Saisir l’œuvre numérique sous tous ses états : modalités éditoriales, lecturales et performatives
Mon statut pour la session
René Audet, Université Laval
Si, suivant la tradition critique littéraire, on aborde spontanément les œuvres numériques à partir de leurs traits propres (texte, dimension plurisémiotique, procédés techniques), une compréhension riche et nuancée du phénomène culturel qu’elles incarnent ne saurait se contenter d’une telle approche immanentiste – ce serait là réduire la vision de la culture numérique, aux yeux des lecteurs apprenants, à des questions d’ordre générique (tel arrangement de traits d’écriture et de procédés, tel air de famille).

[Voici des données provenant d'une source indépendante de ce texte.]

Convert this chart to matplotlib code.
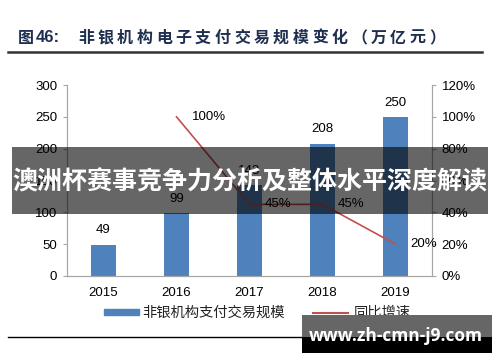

Œuvres-objets, les textes de littérature numérique ne peuvent être compris dans leur nature et leur capacité d’expression qu’à travers le jeu de leur matérialité, tout aussi virtuelle soit-elle. Nous souhaitons ici défendre l’idée que l’enseignement des œuvres numériques ne peut dissocier la lecture du texte de la constitution de ces objets (projet de création, choix du support, etc.), des modalités de lecture suscitées par les dispositifs (manipulation, translinéarisation, etc.) et de l’évaluation d’ensemble de leur performativité (entre théorie de la lecture et performance studies). Un retour sur une expérimentation en classe illustrera les enjeux d’application en contexte pédagogique.
Nous pourrons ainsi revenir sur les dimensions trop souvent éludées d’une saisie globale des œuvres, dont la compréhension se limite à leur contenu textuel et néglige tant la réalisation concrète de l’objet que les modes de circulation des œuvres – une perspective restreinte tout aussi présente pour le large champ de la littérature, étonnamment (où la matérialité des livres et notre rapport cognitif avec les textes ne sont guère pris en charge). L’enseignement de la littérature numérique ne peut faire abstraction des modalités éditoriales, lecturales et performatives de ces œuvres.
Bibliographie
Carlson, M. (1996). Performance: A critical introduction (2e éd.), Routledge.
Darnton, R. (1982). What is the History of Books? Daedalus, 111(3), 65-83.
Kirschenbaum, M. G. (2008). Mechanisms: New media and the forensic imagination. MIT Press.
Saemmer, A. (2007). Actions du lecteur sur la matière textuelle. Dans A. Saemmer (dir.), Matières textuelles sur support numérique (p. 33-68). Saint-Étienne, France : Publications de l'Université de Saint-Étienne.